**Exercise task**
Reproduce precisely the lines of the listing below, starting with the line that contains "What Apache ECharts" and stopping after the line that contains "103000, 528000, 3757000];"; include nothing else.

___ Input

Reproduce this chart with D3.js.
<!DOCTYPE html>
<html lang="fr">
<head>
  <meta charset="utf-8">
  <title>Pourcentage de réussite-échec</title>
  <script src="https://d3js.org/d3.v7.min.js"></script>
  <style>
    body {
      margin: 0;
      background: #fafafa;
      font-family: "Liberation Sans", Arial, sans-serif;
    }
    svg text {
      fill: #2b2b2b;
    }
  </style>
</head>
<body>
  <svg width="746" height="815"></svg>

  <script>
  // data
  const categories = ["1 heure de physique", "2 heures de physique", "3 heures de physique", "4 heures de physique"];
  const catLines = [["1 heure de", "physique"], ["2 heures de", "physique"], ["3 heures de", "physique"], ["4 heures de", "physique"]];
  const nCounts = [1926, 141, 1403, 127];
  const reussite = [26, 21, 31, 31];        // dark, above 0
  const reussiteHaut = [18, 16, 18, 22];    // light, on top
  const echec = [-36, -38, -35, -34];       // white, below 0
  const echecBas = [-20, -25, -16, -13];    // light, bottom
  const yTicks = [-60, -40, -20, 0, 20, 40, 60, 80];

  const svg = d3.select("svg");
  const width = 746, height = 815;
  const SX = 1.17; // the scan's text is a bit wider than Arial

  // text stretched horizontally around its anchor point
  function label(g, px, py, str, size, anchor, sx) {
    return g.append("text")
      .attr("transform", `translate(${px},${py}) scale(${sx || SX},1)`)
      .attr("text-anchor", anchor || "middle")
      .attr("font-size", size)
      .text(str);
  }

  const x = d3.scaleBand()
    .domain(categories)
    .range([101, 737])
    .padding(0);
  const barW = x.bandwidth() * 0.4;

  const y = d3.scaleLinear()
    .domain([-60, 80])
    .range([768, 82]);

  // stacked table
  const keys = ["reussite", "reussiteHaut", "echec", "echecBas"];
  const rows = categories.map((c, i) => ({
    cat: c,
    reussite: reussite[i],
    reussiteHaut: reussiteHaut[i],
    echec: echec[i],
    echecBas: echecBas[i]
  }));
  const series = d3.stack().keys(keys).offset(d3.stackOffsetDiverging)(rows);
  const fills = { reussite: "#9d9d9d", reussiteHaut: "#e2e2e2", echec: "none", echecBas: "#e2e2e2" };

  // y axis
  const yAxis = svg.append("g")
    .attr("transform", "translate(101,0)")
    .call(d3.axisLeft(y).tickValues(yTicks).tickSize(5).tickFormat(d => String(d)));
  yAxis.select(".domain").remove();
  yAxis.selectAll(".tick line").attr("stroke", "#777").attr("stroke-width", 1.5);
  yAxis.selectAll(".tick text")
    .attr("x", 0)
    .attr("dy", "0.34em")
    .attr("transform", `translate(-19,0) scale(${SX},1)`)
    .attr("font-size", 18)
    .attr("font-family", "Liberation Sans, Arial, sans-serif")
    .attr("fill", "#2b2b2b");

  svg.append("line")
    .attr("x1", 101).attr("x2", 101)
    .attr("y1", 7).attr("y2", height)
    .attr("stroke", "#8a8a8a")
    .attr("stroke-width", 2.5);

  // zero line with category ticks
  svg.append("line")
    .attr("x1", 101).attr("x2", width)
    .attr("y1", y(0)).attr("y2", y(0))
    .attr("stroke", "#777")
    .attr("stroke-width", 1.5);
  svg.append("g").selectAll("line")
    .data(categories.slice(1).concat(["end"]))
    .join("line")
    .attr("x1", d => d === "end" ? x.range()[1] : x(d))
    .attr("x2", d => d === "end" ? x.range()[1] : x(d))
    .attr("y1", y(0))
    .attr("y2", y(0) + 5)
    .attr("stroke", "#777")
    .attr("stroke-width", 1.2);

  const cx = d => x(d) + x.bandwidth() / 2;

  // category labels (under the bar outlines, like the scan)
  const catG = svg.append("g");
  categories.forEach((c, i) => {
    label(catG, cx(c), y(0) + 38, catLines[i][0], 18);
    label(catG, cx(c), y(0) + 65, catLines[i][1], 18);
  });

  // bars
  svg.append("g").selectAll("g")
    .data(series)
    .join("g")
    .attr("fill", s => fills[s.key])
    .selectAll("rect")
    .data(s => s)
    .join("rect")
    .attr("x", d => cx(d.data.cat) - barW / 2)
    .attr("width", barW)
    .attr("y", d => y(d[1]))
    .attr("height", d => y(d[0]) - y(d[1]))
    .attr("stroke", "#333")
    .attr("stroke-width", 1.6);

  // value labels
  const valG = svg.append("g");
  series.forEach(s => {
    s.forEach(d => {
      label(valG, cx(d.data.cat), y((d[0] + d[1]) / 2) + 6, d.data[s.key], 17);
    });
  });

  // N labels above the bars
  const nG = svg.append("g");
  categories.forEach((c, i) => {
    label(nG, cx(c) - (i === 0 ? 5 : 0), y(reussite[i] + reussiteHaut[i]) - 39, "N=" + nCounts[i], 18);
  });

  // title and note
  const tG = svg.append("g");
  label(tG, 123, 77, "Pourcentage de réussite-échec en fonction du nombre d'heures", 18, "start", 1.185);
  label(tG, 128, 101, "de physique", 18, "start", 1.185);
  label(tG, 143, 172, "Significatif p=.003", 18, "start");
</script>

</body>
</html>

______
___ Input

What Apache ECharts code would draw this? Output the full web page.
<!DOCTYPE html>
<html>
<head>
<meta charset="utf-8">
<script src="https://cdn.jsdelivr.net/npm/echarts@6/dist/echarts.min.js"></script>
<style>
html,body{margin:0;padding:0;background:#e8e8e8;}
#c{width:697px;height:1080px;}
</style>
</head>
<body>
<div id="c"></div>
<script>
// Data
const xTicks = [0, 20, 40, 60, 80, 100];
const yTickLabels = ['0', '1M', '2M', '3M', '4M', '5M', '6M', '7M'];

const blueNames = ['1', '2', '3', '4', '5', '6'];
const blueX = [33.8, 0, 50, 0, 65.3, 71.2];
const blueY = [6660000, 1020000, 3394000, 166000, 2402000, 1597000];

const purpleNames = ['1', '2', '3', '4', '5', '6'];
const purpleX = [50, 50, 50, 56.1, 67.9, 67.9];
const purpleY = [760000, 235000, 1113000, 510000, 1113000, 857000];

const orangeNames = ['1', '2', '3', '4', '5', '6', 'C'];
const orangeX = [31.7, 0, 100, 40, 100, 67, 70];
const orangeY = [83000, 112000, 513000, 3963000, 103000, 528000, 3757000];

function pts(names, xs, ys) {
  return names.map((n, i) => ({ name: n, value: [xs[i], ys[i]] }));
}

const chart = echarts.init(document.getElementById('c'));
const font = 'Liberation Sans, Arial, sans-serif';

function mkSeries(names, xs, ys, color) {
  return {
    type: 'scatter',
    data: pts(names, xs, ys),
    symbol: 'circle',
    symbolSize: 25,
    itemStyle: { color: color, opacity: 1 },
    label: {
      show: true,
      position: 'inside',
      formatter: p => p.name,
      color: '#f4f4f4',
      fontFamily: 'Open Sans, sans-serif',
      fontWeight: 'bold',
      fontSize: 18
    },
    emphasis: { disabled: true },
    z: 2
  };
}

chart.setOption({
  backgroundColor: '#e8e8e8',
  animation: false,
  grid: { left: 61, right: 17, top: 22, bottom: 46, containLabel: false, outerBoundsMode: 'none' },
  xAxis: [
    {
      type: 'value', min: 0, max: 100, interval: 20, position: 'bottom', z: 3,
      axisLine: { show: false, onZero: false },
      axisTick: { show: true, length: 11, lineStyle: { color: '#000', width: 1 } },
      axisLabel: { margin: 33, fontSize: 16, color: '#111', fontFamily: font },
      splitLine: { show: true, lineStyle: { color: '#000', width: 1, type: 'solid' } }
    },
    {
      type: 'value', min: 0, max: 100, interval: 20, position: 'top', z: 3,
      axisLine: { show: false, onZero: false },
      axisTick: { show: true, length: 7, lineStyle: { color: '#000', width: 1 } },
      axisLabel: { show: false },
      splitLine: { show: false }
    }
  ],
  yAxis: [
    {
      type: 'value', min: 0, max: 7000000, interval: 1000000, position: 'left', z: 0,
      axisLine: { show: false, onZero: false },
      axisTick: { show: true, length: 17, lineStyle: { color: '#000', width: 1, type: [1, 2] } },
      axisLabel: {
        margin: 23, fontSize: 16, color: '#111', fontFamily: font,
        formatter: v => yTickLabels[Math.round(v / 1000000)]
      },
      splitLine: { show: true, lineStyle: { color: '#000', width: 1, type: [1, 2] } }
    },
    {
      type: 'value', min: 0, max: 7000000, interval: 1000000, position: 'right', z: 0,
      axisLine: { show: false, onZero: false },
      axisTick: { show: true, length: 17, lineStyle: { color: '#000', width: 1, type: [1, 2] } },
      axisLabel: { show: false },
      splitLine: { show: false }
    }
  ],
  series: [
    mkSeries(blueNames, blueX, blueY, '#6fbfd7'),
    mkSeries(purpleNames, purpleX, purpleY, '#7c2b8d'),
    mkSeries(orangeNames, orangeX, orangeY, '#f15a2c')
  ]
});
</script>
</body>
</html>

______
___ Input

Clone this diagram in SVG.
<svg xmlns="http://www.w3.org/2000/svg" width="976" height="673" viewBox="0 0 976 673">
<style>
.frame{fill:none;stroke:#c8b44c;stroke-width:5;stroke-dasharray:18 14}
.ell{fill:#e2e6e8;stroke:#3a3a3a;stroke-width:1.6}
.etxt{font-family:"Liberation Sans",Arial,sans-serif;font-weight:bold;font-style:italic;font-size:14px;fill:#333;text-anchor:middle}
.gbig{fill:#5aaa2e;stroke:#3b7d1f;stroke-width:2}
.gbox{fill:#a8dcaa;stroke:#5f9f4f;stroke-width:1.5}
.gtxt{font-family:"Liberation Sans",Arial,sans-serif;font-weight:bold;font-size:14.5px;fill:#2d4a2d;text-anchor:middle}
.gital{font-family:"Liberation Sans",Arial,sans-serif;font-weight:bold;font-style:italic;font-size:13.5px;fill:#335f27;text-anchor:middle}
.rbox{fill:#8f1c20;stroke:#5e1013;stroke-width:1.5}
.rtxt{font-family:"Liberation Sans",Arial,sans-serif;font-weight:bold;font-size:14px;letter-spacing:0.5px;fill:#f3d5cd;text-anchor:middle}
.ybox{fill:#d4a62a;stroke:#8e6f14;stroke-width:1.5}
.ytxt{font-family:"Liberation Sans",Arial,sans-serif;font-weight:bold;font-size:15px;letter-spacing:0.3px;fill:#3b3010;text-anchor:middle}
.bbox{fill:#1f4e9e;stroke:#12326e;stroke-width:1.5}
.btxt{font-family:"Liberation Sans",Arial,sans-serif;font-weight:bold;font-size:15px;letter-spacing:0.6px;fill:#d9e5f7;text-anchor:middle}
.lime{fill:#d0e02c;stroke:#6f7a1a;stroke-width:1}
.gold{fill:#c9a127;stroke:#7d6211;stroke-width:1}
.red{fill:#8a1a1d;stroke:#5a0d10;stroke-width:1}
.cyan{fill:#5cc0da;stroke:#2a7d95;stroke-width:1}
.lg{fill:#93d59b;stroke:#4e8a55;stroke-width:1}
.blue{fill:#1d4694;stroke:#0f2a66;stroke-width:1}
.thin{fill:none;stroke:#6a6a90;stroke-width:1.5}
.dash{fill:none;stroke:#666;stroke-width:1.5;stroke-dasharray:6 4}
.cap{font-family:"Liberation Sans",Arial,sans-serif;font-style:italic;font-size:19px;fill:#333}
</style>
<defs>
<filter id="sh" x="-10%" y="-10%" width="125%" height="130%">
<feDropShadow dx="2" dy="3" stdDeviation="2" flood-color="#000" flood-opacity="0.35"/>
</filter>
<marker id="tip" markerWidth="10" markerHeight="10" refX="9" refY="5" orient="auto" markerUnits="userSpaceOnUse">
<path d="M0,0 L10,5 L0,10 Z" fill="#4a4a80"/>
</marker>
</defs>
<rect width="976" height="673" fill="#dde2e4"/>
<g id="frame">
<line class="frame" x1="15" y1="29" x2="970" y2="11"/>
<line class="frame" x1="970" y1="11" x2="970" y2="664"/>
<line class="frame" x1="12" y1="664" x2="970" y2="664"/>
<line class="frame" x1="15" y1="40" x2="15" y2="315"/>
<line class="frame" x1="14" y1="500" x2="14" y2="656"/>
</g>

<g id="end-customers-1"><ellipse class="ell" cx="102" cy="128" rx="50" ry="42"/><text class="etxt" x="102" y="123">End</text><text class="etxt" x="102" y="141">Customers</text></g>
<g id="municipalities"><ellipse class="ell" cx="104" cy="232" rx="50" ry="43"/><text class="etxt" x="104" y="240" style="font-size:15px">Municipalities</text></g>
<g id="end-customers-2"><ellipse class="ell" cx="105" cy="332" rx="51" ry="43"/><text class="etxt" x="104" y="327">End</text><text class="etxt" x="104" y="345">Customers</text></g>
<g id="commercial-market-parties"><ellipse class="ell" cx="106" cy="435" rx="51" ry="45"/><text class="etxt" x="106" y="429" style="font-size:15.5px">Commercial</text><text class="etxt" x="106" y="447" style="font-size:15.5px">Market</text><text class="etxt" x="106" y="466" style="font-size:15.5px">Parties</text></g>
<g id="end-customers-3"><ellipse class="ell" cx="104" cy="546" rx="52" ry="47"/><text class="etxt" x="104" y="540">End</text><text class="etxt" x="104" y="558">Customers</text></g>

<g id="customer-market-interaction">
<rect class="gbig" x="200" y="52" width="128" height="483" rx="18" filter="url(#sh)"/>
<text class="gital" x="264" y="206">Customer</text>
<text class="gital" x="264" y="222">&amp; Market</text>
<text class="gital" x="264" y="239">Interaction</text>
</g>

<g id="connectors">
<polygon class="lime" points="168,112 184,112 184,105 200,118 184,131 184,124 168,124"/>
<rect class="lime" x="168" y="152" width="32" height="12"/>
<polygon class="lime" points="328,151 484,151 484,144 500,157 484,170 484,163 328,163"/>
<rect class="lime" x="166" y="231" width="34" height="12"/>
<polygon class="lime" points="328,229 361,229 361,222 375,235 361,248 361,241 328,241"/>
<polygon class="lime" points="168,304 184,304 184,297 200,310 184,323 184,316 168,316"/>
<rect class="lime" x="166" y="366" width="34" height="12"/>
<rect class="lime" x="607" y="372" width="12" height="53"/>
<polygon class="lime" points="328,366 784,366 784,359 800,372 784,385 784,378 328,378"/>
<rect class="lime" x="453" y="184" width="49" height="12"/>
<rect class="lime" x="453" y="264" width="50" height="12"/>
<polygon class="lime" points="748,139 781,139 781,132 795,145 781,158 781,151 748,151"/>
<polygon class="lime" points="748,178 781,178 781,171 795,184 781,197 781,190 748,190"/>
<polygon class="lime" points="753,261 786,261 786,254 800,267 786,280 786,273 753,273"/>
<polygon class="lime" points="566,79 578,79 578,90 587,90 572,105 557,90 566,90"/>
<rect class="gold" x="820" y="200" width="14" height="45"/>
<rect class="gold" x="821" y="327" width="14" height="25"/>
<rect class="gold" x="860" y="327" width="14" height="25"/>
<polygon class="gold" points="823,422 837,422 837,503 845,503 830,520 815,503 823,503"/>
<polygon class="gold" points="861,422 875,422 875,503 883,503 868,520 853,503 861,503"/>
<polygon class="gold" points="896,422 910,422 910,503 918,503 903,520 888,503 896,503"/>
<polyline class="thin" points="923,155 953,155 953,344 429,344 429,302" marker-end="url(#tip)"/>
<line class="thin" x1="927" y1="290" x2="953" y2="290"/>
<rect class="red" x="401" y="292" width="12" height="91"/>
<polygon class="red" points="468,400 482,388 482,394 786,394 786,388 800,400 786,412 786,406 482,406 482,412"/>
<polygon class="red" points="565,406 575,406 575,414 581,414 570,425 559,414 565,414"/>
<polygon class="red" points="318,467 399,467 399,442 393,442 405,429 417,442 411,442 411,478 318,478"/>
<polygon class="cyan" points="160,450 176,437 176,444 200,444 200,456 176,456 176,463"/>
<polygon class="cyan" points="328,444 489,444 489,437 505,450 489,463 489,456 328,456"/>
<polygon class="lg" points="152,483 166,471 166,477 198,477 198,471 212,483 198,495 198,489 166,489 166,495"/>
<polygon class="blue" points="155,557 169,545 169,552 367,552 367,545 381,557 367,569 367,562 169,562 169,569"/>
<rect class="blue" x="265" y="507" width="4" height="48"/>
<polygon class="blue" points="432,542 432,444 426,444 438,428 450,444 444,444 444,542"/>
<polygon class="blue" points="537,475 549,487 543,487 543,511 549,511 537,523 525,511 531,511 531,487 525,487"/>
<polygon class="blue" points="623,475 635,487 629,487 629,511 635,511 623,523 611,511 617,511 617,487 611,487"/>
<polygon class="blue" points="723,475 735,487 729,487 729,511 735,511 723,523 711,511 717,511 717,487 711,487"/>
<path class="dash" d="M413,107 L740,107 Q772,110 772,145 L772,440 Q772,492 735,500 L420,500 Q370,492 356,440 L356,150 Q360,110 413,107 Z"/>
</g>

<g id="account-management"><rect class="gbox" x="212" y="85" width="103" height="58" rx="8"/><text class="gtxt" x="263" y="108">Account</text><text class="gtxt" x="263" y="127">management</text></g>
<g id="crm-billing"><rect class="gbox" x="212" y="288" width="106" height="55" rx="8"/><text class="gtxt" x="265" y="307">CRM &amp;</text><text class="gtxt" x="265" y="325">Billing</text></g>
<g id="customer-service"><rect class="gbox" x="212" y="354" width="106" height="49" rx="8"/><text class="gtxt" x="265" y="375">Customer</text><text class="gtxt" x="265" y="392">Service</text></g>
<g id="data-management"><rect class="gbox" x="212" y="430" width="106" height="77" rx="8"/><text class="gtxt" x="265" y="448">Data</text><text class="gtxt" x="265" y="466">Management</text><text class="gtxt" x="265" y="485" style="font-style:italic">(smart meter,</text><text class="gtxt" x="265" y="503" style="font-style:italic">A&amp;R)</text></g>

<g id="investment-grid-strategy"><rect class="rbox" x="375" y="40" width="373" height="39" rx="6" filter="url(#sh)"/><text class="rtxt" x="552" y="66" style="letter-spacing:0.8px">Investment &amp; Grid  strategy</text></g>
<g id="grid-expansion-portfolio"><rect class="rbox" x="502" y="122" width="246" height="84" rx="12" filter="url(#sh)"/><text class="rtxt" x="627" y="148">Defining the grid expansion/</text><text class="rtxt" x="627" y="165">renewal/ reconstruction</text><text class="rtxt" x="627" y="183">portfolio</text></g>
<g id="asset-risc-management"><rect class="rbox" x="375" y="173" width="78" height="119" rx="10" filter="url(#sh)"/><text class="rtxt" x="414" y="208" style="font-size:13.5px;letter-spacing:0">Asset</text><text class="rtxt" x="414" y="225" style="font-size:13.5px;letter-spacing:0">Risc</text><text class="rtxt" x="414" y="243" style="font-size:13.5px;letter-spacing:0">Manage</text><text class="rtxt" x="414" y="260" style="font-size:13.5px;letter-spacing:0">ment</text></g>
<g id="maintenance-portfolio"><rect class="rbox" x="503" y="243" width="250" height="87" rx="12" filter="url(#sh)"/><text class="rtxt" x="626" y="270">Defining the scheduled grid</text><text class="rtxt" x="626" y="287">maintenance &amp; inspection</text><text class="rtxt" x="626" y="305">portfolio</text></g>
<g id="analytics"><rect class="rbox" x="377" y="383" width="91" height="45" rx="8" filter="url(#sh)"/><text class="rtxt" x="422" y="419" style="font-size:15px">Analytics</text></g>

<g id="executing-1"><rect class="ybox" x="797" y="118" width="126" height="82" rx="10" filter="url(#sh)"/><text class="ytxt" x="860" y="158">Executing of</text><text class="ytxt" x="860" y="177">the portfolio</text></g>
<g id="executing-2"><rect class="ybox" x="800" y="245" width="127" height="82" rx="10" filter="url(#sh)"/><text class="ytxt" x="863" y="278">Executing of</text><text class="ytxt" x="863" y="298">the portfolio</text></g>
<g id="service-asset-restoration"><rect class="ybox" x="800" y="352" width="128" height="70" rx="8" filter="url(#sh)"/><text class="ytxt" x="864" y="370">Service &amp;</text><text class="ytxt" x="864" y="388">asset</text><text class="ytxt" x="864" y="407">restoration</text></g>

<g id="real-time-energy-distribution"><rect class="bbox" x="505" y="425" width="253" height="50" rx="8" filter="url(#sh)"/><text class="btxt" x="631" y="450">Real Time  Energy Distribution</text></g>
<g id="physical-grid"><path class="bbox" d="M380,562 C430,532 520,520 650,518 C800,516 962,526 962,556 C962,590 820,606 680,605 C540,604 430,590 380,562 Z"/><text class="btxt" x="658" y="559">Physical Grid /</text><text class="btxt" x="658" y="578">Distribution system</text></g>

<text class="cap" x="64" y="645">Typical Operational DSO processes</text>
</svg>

______

**Solution for this exercise**
What Apache ECharts code would draw this? Output the full web page.
<!DOCTYPE html>
<html>
<head>
<meta charset="utf-8">
<script src="https://cdn.jsdelivr.net/npm/echarts@6/dist/echarts.min.js"></script>
<style>
html,body{margin:0;padding:0;background:#e8e8e8;}
#c{width:697px;height:1080px;}
</style>
</head>
<body>
<div id="c"></div>
<script>
// Data
const xTicks = [0, 20, 40, 60, 80, 100];
const yTickLabels = ['0', '1M', '2M', '3M', '4M', '5M', '6M', '7M'];

const blueNames = ['1', '2', '3', '4', '5', '6'];
const blueX = [33.8, 0, 50, 0, 65.3, 71.2];
const blueY = [6660000, 1020000, 3394000, 166000, 2402000, 1597000];

const purpleNames = ['1', '2', '3', '4', '5', '6'];
const purpleX = [50, 50, 50, 56.1, 67.9, 67.9];
const purpleY = [760000, 235000, 1113000, 510000, 1113000, 857000];

const orangeNames = ['1', '2', '3', '4', '5', '6', 'C'];
const orangeX = [31.7, 0, 100, 40, 100, 67, 70];
const orangeY = [83000, 112000, 513000, 3963000, 103000, 528000, 3757000];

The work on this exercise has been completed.